We have a little bit difficulty understanding your question. Let me repeat what I thought you asked. You are asking if we can comment on the impact of the Euro on our business.

Robert Kosowski – Sidoti & Company

Yes, and your reported results of the Euro is weaker right now and I know in the K, you guys had natural hedged sales and production or sales and costs, just wondering if that still holds and can we see any (inaudible).

Jacques Esculier

Yes, Rob, the numbers we have given you in our guidance update on a Euro, Dollar exchange rate going forward of about 137. At the moment, we are around 130. When I walked into here, we were at 129 something. So we do have some partially natural hedge, but we will suffer from a stronger dollar, i.e. a weaker Euro, because we have more income Euro than we do export business into the dollar around.

And I would say if the dollar stays around the 130 Euro mark and strong towards most other currencies, the way it is now you could see an impact of maybe $0.75 per share on our net income or earnings per share. But you should also see a slight improvement in our operating margins, because the products that we export from Europe to North America, do provides a better margins were installed in dollars.

Robert Kosowski – Sidoti & Company

But either way, it’s still very relatively small impact on your guidance.

Jacques Esculier

Yes, we would typically say, in the disclosure you find in our K, for example, we have said if you look at the dollar strengthening 5% or weakening 5% towards all other currencies would have X impact. At the moment, its impact would be about 5% or 5.5% of our net income. So 10% movement in the dollar, moves dollar – earnings per share by about 5%.

Robert Kosowski – Sidoti & Company

Okay. And then do you have any idea which share of your China sales are for domestic use versus export? And kind of do you have any concerns about a truck overbuild situation in China or kind of a utilization over there?

Jacques Esculier

Well, not really. I think when you see what’s going on in China right now, I don’t think you believe that that we are already producing – the question very frankly is, will this construction activity in particular stay at the same level, because obviously this slowdown in construction would impact immediately the number of commercial vehicles needed. But at this point and I don’t think they are building inventories, they are not already producing, they are just kind of producing in an economy that is obviously strongly pushed by the stimulus packages.

Robert Kosowski – Sidoti & Company

Okay. And do you have your weighting towards domestic use versus export?

Jacques Esculier

In China?

Robert Kosowski – Sidoti & Company

Yes, amongst the trucks they develop in China.

Jacques Esculier

Well, we don’t have the latest update, the only thing is we think or we get from our customers that there is a slight increase in exports, but certainly not of the scale of the increase that we just described to you at the overall level of production.

Robert Kosowski – Sidoti & Company

Okay. And then in the press release from last week, you talked about $460 million of incremental for the next like five years or so. Can you kind of describe when a lot of that’s going to hit?
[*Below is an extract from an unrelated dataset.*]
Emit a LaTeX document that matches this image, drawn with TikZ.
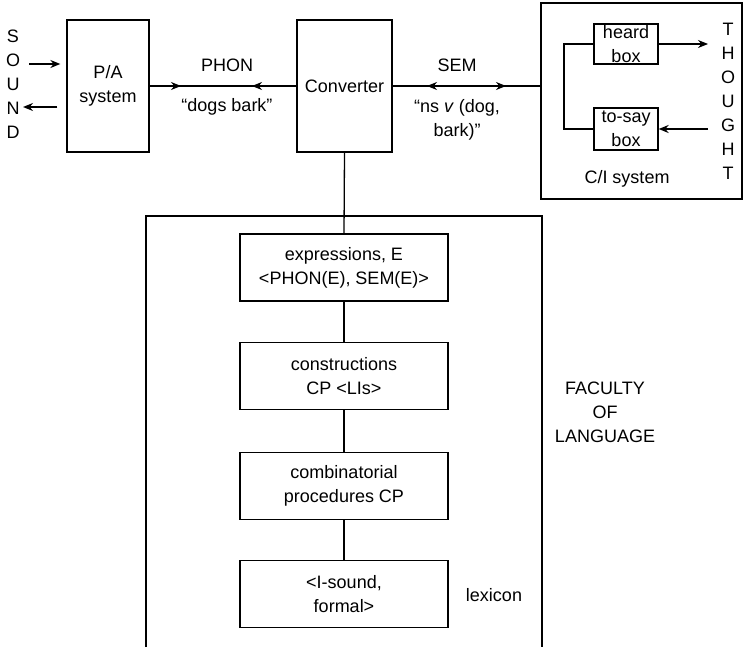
\documentclass[tikz,border=0pt]{standalone}
\usepackage{fontspec}
\setmainfont{Liberation Sans}
\usetikzlibrary{arrows.meta, positioning, calc}

\begin{document}
\begin{tikzpicture}[x=0.5pt, y=-0.5pt, line width=0.65pt,
  font=\fontsize{9}{12}\selectfont,
  box/.style={draw, rectangle, inner sep=0pt, align=center},
  fbox/.style={box, minimum width=104pt, minimum height=33.5pt},
  tip/.style={-{Stealth[length=5pt,width=4pt]}}]
\useasboundingbox (0,0) rectangle (743,647);

% Sound side
\node[align=center] (sound) at (13,84.5) {S\\O\\U\\N\\D};
\node[box, minimum width=41pt, minimum height=66pt] (pa) at (108,86) {P/A\\system};
\coordinate (sin) at (29,64);
\coordinate (sout) at (23,107);
\draw[tip, shorten >=3pt] (sin) -- (pa.west |- sin);
\draw[tip, shorten <=4.5pt] (pa.west |- sout) -- (sout);

% Converter
\node[box, minimum width=47.5pt, minimum height=66pt] (conv) at (344.5,86) {Converter};
\coordinate (phonr) at (181,86);
\coordinate (phonl) at (252,86);
\draw (pa.east) -- (conv.west);
\draw[tip] (pa.east) -- (phonr);
\draw[tip] (conv.west) -- (phonl);
\node (phon) at (227,65) {PHON};
\node (dogs) at (227,107) {“dogs bark”};

% C/I system
\node[draw, minimum width=100.5pt, minimum height=98pt] (ci) at (641.5,101) {};
\coordinate (semm) at (466,86);
\coordinate (seml) at (427,86);
\coordinate (semr) at (506,86);
\draw (conv.east) -- (ci.west |- conv.east);
\draw[tip] (semm) -- (seml);
\draw[tip] (semm) -- (semr);
\node (sem) at (457,65) {SEM};
\node[align=center] (semval) at (457,120) {“ns \emph{v} (dog,\\bark)”};
\node[box, minimum width=32pt, minimum height=20pt] (heard) at (626,44) {heard\\box};
\node[box, minimum width=32pt, minimum height=21pt] (tosay) at (626,129) {to-say\\box};
\coordinate (split) at (564,86);
\draw (heard.west) -| (split) |- (tosay.west);
\node[align=center] (thought) at (728,101) {T\\H\\O\\U\\G\\H\\T};
\coordinate (tout) at (708,44);
\coordinate (tin) at (708,129);
\draw[tip] (heard.east) -- (tout);
\draw[tip] (tin) -- (tosay.east);
\node (cilab) at (627,179) {C/I system};

% Faculty of language
\draw (146,647) |- (542,216) -- (542,647);
\node[align=center] (fol) at (605,412) {FACULTY\\OF\\LANGUAGE};
\node[fbox] (expr) at (344,267.5) {expressions, E\\<PHON(E), SEM(E)>};
\node[fbox] (cons) at (344,376) {constructions\\CP <LIs>};
\node[fbox] (comb) at (344,486) {combinatorial\\procedures CP};
\node[fbox] (lex) at (344,594) {<I-sound,\\formal>};
\node (lexlab) at (494,595) {lexicon};
\draw (conv.south) -- (expr.north);
\draw (expr) -- (cons);
\draw (cons) -- (comb);
\draw (comb) -- (lex);
\end{tikzpicture}
\end{document}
Is there going to be kind of closer term, ‘11 or ‘12 or the bulk of it hit more closer to ‘13 and ‘14? Any kind of time guidance will be helpful.

Jacques Esculier

No, we don’t have really kind of any additional details at this point. I think it’s important already to share the $460 million, I cannot give you a calendarization of the implementation of this revenue growth.

Robert Kosowski – Sidoti & Company

Okay, well, thank you very much, and good job.

Jacques Esculier

Okay, thanks, Bob.

Operator

Our next question comes from Ben Elias with Stern Agee.

Ben Elias – Stern Agee

Thanks for the second round. My question is relating to the fine with the EC, this fine as we move along and it gets delayed on an ongoing basis, does it bother you that with increasing EBITDA, your borrowing capacity goes up and do you know if the EC gets pretty greedy, you are liable to pay a bigger fine? Yes, it’s a good problem to have that your EBITDA is going up, but –?

Jacques Esculier

Yes, no, to tell you the truth, I think it shouldn’t. There is a certain inertia on things over there. What I am saying is actually overall, when you look at our industry, even though we are starting to talk about recovery, we are still significantly below where we are coming from back in the year 2007, 2008.
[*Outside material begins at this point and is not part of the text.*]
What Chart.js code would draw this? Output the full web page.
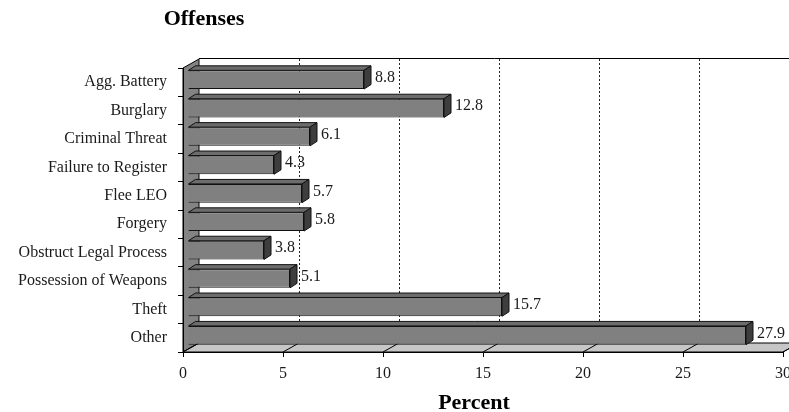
<!DOCTYPE html>
<html lang="en">
<head>
    <meta charset="utf-8">
    <title>Offenses</title>
    <script src="https://cdn.jsdelivr.net/npm/chart.js"></script>
    <style>
        html, body { margin: 0; padding: 0; background: #fff; }
        #wrap { width: 789px; height: 412px; }
    </style>
</head>
<body>
    <div id="wrap"><canvas id="offenseChart" width="789" height="412"></canvas></div>
    <script>
        // offense categories and their share in percent
        var offenses = ['Agg. Battery', 'Burglary', 'Criminal Threat', 'Failure to Register', 'Flee LEO',
                        'Forgery', 'Obstruct Legal Process', 'Possession of Weapons', 'Theft', 'Other'];
        var percents = [8.8, 12.8, 6.1, 4.3, 5.7, 5.8, 3.8, 5.1, 15.7, 27.9];
        var percentTicks = [0, 5, 10, 15, 20, 25, 30];

        var FONT = '"Liberation Serif", "Times New Roman", serif';

        // depth of the box (back wall offset) and of each bar
        var DEPTH_X = 16, DEPTH_Y = -9;
        var BAR_SX = 5, BAR_SY = -2.5;     // bars sit in the middle of the depth
        var BAR_DX = 7, BAR_DY = -4.5;

        function poly(ctx, pts, fill, stroke) {
            ctx.beginPath();
            ctx.moveTo(pts[0][0], pts[0][1]);
            for (var i = 1; i < pts.length; i++) ctx.lineTo(pts[i][0], pts[i][1]);
            ctx.closePath();
            if (fill) { ctx.fillStyle = fill; ctx.fill(); }
            if (stroke) { ctx.strokeStyle = stroke; ctx.lineWidth = 1; ctx.stroke(); }
        }

        var box3d = {
            id: 'box3d',
            beforeDraw: function (chart) {
                var ctx = chart.ctx, a = chart.chartArea, xs = chart.scales.x;
                ctx.save();
                // back wall gridlines
                ctx.setLineDash([2, 2]);
                ctx.strokeStyle = '#222';
                ctx.lineWidth = 1;
                percentTicks.forEach(function (v) {
                    if (v === 0) return;
                    var px = Math.round(xs.getPixelForValue(v) + DEPTH_X) + 0.5;
                    ctx.beginPath();
                    ctx.moveTo(px, a.top + DEPTH_Y);
                    ctx.lineTo(px, a.bottom + DEPTH_Y);
                    ctx.stroke();
                });
                ctx.setLineDash([]);
                // back wall top edge
                ctx.strokeStyle = '#000';
                ctx.beginPath();
                ctx.moveTo(a.left + DEPTH_X, a.top + DEPTH_Y - 0.5);
                ctx.lineTo(a.right + DEPTH_X, a.top + DEPTH_Y - 0.5);
                ctx.stroke();
                // left wall
                poly(ctx, [[a.left, a.top], [a.left + DEPTH_X, a.top + DEPTH_Y],
                           [a.left + DEPTH_X, a.bottom + DEPTH_Y], [a.left, a.bottom]], '#838383', '#000');
                // floor
                poly(ctx, [[a.left, a.bottom], [a.left + DEPTH_X, a.bottom + DEPTH_Y],
                           [a.right + DEPTH_X, a.bottom + DEPTH_Y], [a.right, a.bottom]], '#c6c6c6', '#000');
                // floor gridlines
                ctx.strokeStyle = '#000';
                percentTicks.forEach(function (v) {
                    var px = xs.getPixelForValue(v);
                    ctx.beginPath();
                    ctx.moveTo(px, a.bottom);
                    ctx.lineTo(px + DEPTH_X, a.bottom + DEPTH_Y);
                    ctx.stroke();
                });
                ctx.restore();
            },
            beforeDatasetsDraw: function (chart) {
                chart.ctx.save();
                chart.ctx.translate(BAR_SX, BAR_SY);
            },
            afterDatasetsDraw: function (chart) {
                var ctx = chart.ctx;
                ctx.restore();
                ctx.save();
                var bars = chart.getDatasetMeta(0).data;
                bars.forEach(function (bar, i) {
                    var p = bar.getProps(['x', 'y', 'base', 'height'], true);
                    var x0 = p.base + BAR_SX, x1 = p.x + BAR_SX;
                    var top = p.y - p.height / 2 + BAR_SY, bot = p.y + p.height / 2 + BAR_SY;
                    // top face
                    poly(ctx, [[x0, top], [x0 + BAR_DX, top + BAR_DY], [x1 + BAR_DX, top + BAR_DY], [x1, top]],
                         '#6c6c6c', '#111');
                    // right face
                    poly(ctx, [[x1, top], [x1 + BAR_DX, top + BAR_DY], [x1 + BAR_DX, bot + BAR_DY], [x1, bot]],
                         '#3e3e3e', '#111');
                    // value label
                    ctx.fillStyle = '#1a1a1a';
                    ctx.font = '16px ' + FONT;
                    ctx.textAlign = 'left';
                    ctx.textBaseline = 'middle';
                    ctx.fillText(percents[i].toFixed(1), x1 + BAR_DX + 4, p.y + BAR_SY - 2);
                });
                // chart and axis titles
                ctx.fillStyle = '#000';
                ctx.font = 'bold 22px ' + FONT;
                ctx.textAlign = 'center';
                ctx.textBaseline = 'middle';
                ctx.fillText('Offenses', 204, 19);
                ctx.fillText('Percent', 474, 403);
                ctx.restore();
            }
        };

        var ctx = document.getElementById('offenseChart').getContext('2d');
        var offenseChart = new Chart(ctx, {
            type: 'bar',
            data: {
                labels: offenses,
                datasets: [{
                    data: percents,
                    backgroundColor: '#808080',
                    borderColor: '#111',
                    borderWidth: 1,
                    barPercentage: 0.66,
                    categoryPercentage: 1
                }]
            },
            options: {
                indexAxis: 'y',
                responsive: false,
                animation: false,
                layout: { padding: { left: 0, right: 6, top: 68, bottom: 0 } },
                plugins: {
                    legend: { display: false },
                    tooltip: { enabled: false }
                },
                scales: {
                    x: {
                        min: 0,
                        max: 30,
                        afterFit: function (scale) {
                            scale.height = 60;
                            // let the last tick label run off the edge instead of shrinking the plot
                            scale.paddingLeft = 0;
                            scale.paddingRight = 0;
                        },
                        afterBuildTicks: function (scale) {
                            scale.ticks = percentTicks.map(function (v) { return { value: v }; });
                        },
                        grid: { drawOnChartArea: false, drawTicks: true, tickLength: 5, color: '#000' },
                        border: { display: true, color: '#000' },
                        ticks: { color: '#1a1a1a', font: { family: FONT, size: 16 }, padding: 7, maxRotation: 0 }
                    },
                    y: {
                        afterFit: function (scale) {
                            scale.width = 183;
                            scale.paddingTop = 0;
                            scale.paddingBottom = 0;
                        },
                        grid: { drawOnChartArea: false, drawTicks: true, tickLength: 5, color: '#000', offset: true },
                        border: { display: true, color: '#000' },
                        ticks: { color: '#1a1a1a', font: { family: FONT, size: 16 }, padding: 11 }
                    }
                }
            },
            plugins: [box3d]
        });
    </script>
</body>
</html>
So what we have been sharing with them about the sensitivity of the closing a sizeable fine to us right now at this time, I think it’s still valid. It’s not because we have obviously seen a positive trend, a strong, nice positive trend, but still far and below where we were before the crisis, it’s still a valid argument.

And again, things will happen I think pretty fast right now. The overall process is moving and I don’t know believe that this people kind of track our EBITDA and what not, because I don’t really want to know –

Ulrich Michel

I think the impression that they follow our leases, our publications and the arguments we made with them were less around our absolute ability to pay rather than to restraining our ability to reinvest and develop technology that’s needed and so on. So I think they are all still valid. And when I would rather be in the situation we are now than in the situation we were a year-ago, it’s much better.

Jacques Esculier

It seems much better to be on the uptick and see the liquidity problems diminishing or disappearing, rather than increasing, yes?

Ben Elias – Stern Agee

Okay, thank you very much.

Jacques Esculier

Okay, thanks Ben.

Operator

I am showing no further questions at this time. I would like to turn it back to Jacques Esculier for closing comments.

Jacques Esculier

Well, just wanted to thank you for attending our call and obviously I hope you guys will join us in another three months for another update of our activities on our recovery path. So thanks and have a nice day. Bye-bye.

Operator

Thank you. Ladies and gentlemen, thank you for your participation in today’s conference. This does conclude the conference. You may now disconnect.